BRIEF
Retype the stretch of lines that starts at the line containing "Write the matplotlib code for this chart." and ends at the line containing "fig = plt.figure(figsize=(W", inclusive. Do not include pictures.

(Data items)
━━━━━━

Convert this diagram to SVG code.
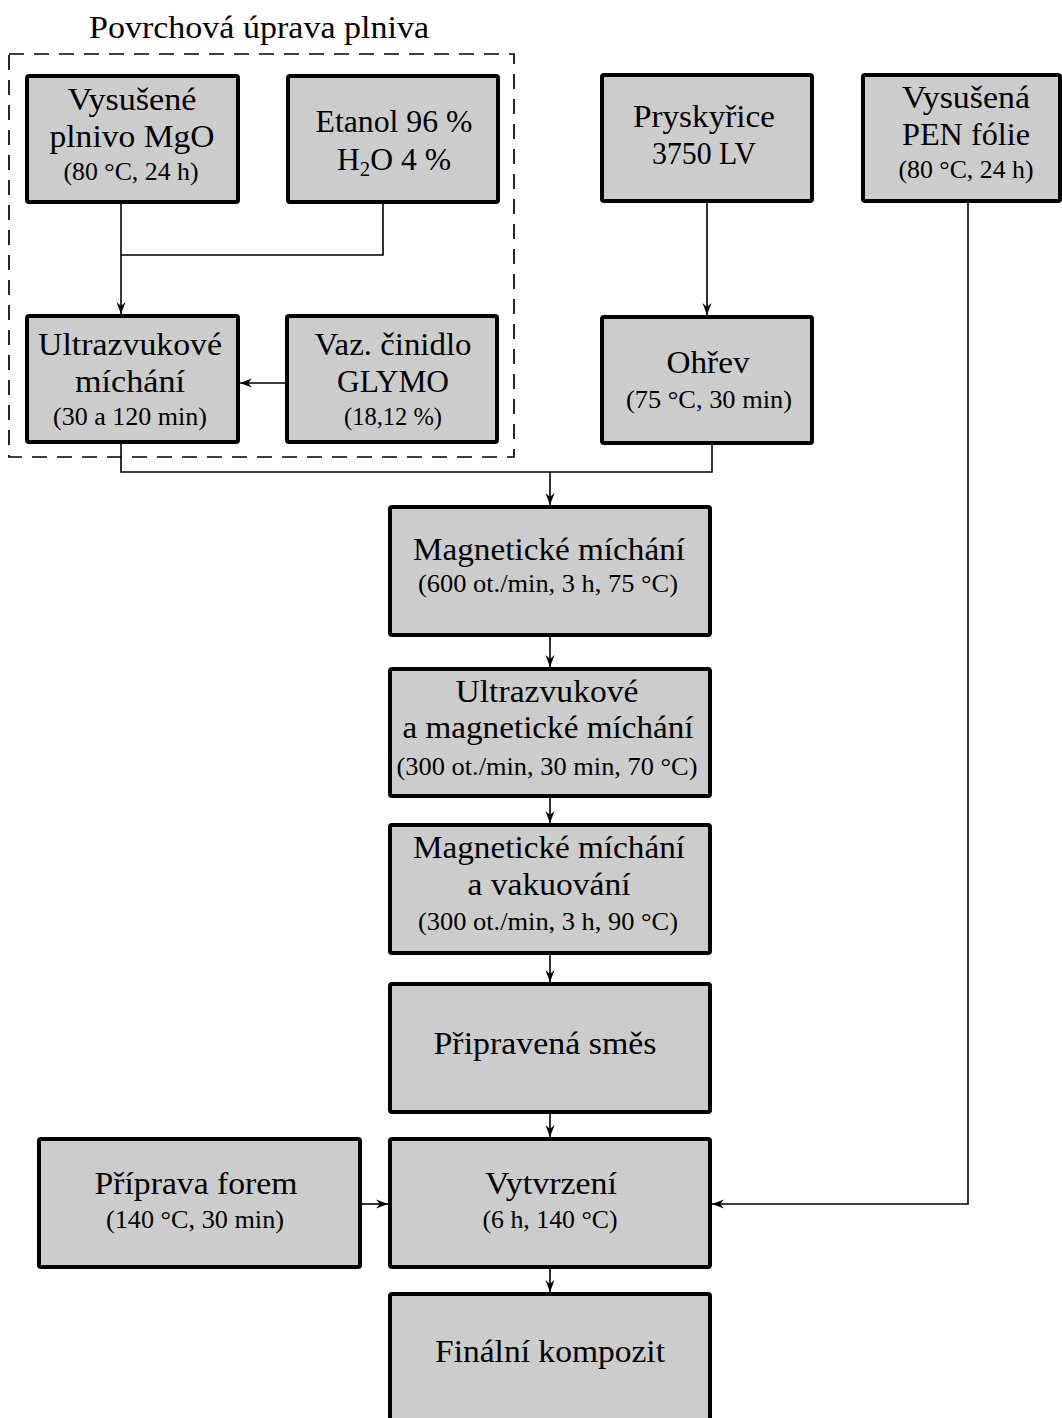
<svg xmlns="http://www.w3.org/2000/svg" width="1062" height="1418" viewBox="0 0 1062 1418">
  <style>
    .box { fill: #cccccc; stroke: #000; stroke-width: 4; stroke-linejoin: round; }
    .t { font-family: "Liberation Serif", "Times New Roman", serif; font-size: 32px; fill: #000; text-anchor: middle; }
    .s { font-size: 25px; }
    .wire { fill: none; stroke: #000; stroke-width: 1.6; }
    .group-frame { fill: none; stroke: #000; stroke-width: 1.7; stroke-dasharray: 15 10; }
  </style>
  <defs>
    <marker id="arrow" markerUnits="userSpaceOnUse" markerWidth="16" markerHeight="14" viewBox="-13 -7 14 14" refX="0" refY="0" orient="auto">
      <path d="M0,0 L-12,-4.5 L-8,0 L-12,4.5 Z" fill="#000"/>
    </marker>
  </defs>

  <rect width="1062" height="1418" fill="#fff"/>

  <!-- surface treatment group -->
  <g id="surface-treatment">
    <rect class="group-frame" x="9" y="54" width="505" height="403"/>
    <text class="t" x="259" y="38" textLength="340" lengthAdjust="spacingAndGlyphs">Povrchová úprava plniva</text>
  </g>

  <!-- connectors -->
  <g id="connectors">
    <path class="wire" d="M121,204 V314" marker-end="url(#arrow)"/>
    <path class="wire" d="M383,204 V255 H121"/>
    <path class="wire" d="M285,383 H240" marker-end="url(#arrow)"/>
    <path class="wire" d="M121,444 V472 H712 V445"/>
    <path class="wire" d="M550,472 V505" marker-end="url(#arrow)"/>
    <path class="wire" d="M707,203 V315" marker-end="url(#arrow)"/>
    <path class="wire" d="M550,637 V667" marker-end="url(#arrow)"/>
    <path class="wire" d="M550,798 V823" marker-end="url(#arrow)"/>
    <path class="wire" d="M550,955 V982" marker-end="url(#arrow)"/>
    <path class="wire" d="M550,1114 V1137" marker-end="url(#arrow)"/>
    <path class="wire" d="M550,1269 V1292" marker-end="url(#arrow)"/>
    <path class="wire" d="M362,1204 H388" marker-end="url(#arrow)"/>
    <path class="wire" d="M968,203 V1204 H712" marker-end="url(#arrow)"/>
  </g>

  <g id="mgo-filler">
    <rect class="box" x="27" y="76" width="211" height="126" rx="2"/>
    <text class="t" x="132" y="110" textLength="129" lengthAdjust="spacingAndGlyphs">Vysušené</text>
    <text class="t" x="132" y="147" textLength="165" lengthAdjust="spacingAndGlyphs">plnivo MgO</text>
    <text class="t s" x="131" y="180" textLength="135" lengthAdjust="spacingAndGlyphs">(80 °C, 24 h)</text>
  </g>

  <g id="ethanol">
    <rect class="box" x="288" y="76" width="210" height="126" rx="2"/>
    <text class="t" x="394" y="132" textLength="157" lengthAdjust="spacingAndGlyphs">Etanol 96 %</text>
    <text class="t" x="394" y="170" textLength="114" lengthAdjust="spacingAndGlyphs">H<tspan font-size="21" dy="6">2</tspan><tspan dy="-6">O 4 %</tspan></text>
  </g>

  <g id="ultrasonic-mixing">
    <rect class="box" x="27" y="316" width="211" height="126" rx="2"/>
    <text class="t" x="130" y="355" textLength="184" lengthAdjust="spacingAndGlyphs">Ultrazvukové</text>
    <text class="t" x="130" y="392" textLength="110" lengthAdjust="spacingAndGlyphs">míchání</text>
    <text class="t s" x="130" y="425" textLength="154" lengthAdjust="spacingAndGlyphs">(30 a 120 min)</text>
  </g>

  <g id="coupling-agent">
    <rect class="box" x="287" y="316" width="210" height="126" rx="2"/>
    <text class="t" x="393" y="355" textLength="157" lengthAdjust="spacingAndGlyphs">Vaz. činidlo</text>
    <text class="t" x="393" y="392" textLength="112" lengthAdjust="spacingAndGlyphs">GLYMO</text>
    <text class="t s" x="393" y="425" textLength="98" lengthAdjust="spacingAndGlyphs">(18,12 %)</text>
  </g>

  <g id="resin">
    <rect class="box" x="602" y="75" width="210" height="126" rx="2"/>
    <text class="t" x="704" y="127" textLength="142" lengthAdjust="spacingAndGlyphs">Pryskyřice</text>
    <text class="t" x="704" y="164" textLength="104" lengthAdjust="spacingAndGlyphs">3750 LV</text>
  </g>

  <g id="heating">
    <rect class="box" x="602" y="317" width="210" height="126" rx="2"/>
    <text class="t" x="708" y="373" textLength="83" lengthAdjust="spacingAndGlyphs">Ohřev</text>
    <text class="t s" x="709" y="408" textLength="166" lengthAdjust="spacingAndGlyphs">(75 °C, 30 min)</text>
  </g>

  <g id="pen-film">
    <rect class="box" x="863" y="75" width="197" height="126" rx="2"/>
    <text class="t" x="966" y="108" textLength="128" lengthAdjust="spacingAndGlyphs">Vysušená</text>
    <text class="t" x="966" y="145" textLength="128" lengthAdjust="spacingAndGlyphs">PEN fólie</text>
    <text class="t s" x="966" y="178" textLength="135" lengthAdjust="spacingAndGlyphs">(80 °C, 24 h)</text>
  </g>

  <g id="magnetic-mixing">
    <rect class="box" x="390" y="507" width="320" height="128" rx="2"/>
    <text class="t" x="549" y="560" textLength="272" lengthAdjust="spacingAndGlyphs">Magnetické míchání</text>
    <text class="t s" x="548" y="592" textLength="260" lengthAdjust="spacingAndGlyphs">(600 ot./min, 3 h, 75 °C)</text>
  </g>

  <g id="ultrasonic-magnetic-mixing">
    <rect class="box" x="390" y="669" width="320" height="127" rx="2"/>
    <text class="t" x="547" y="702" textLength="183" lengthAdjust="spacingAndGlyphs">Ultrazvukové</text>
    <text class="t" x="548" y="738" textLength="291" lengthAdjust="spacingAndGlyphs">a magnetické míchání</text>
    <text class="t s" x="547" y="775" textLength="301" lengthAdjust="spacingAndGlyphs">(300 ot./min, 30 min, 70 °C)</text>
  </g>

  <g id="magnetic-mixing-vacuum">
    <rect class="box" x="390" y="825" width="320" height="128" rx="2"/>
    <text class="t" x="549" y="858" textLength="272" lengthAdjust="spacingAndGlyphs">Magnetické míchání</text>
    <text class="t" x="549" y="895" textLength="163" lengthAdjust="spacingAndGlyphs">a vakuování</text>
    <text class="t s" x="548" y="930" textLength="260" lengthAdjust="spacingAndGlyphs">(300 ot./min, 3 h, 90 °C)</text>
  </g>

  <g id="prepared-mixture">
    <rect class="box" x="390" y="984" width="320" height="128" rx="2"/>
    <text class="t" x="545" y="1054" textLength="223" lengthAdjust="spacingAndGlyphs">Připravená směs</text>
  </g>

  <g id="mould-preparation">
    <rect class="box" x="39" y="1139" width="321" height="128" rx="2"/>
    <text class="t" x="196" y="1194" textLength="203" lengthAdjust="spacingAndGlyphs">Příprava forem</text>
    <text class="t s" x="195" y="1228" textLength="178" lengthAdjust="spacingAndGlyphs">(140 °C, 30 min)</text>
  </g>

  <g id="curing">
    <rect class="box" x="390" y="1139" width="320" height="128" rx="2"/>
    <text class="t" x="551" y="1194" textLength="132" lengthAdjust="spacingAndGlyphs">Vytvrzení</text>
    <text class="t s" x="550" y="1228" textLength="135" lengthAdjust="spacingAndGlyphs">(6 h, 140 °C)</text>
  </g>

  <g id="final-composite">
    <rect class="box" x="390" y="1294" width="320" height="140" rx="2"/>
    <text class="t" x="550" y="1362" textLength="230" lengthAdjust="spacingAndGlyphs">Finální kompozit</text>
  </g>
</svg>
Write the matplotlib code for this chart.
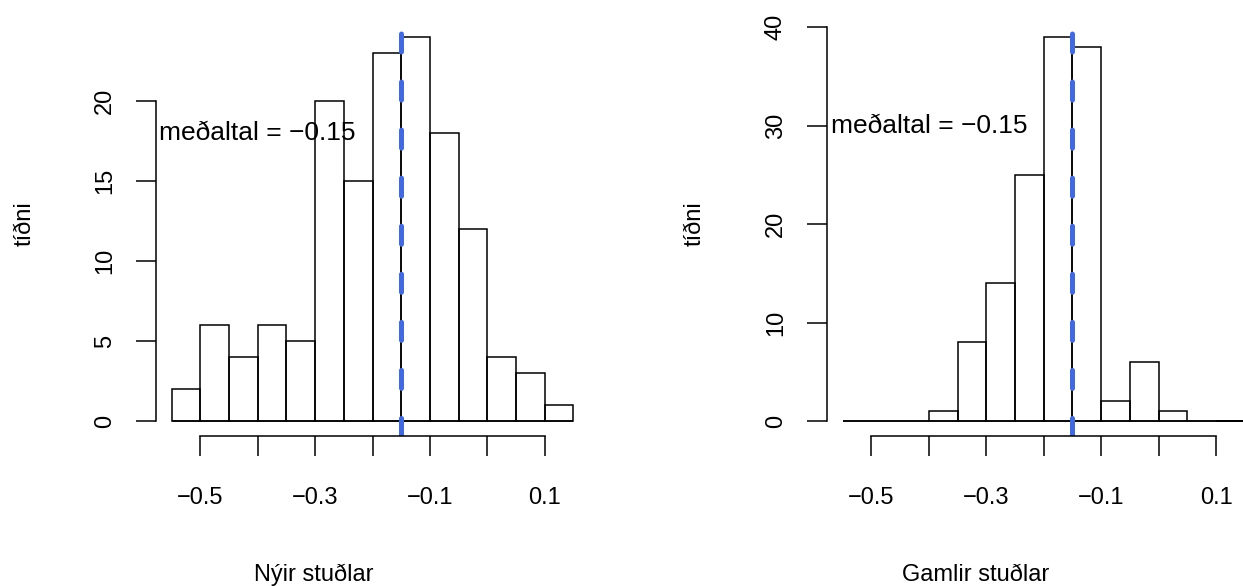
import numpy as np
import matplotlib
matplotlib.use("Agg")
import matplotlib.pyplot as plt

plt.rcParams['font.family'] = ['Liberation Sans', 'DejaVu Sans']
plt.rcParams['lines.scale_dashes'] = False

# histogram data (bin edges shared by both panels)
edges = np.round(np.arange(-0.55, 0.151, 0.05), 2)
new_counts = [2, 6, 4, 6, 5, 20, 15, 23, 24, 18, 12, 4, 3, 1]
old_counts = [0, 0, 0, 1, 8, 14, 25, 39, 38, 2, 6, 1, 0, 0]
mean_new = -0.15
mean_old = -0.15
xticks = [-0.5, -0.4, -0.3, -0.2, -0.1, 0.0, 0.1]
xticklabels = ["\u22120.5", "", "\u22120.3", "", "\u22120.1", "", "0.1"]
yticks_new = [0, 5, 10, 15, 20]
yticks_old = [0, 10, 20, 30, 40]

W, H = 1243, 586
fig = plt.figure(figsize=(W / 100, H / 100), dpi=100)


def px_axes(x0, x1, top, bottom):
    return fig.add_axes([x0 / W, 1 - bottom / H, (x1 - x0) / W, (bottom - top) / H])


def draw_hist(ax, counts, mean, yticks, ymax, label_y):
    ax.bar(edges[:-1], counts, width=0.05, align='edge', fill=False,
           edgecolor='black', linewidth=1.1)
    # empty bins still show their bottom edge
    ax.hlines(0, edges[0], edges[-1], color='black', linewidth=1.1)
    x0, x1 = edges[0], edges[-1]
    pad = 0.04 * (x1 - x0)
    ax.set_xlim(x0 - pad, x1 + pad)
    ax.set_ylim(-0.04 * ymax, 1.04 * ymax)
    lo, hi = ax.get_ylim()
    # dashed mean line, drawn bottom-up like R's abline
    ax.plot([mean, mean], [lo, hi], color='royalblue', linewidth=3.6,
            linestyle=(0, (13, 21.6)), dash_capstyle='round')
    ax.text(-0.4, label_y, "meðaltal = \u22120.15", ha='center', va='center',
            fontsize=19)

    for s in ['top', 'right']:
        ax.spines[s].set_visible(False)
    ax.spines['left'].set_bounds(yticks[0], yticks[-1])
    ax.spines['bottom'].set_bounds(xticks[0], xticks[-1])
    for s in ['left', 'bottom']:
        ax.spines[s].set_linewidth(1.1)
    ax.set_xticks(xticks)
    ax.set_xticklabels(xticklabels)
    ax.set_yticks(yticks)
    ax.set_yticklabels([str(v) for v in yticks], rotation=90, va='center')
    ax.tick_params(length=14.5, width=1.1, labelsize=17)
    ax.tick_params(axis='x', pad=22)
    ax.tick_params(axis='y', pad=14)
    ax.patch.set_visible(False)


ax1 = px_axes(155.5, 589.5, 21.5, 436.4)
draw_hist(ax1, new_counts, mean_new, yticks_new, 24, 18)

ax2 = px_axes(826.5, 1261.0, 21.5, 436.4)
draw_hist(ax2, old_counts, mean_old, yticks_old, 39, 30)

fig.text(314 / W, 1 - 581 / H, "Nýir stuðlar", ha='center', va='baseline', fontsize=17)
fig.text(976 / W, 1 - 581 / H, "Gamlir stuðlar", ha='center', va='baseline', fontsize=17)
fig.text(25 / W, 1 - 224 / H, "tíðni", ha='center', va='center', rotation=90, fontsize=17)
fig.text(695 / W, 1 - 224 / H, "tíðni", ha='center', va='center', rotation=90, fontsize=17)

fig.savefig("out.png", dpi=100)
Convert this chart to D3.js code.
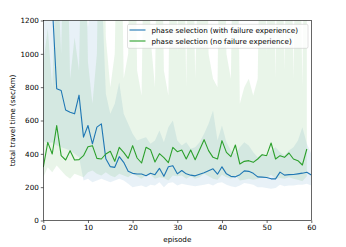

━━━━━━

SOLUTION TO THE PROBLEM
Write the matplotlib code for this chart.
import numpy as np
import matplotlib
matplotlib.use("Agg")
import matplotlib.pyplot as plt

plt.rcParams['font.family'] = ['Liberation Sans', 'DejaVu Sans']
plt.rcParams['lines.scale_dashes'] = False

# histogram data (bin edges shared by both panels)
edges = np.round(np.arange(-0.55, 0.151, 0.05), 2)
new_counts = [2, 6, 4, 6, 5, 20, 15, 23, 24, 18, 12, 4, 3, 1]
old_counts = [0, 0, 0, 1, 8, 14, 25, 39, 38, 2, 6, 1, 0, 0]
mean_new = -0.15
mean_old = -0.15
xticks = [-0.5, -0.4, -0.3, -0.2, -0.1, 0.0, 0.1]
xticklabels = ["\u22120.5", "", "\u22120.3", "", "\u22120.1", "", "0.1"]
yticks_new = [0, 5, 10, 15, 20]
yticks_old = [0, 10, 20, 30, 40]

W, H = 1243, 586
fig = plt.figure(figsize=(W / 100, H / 100), dpi=100)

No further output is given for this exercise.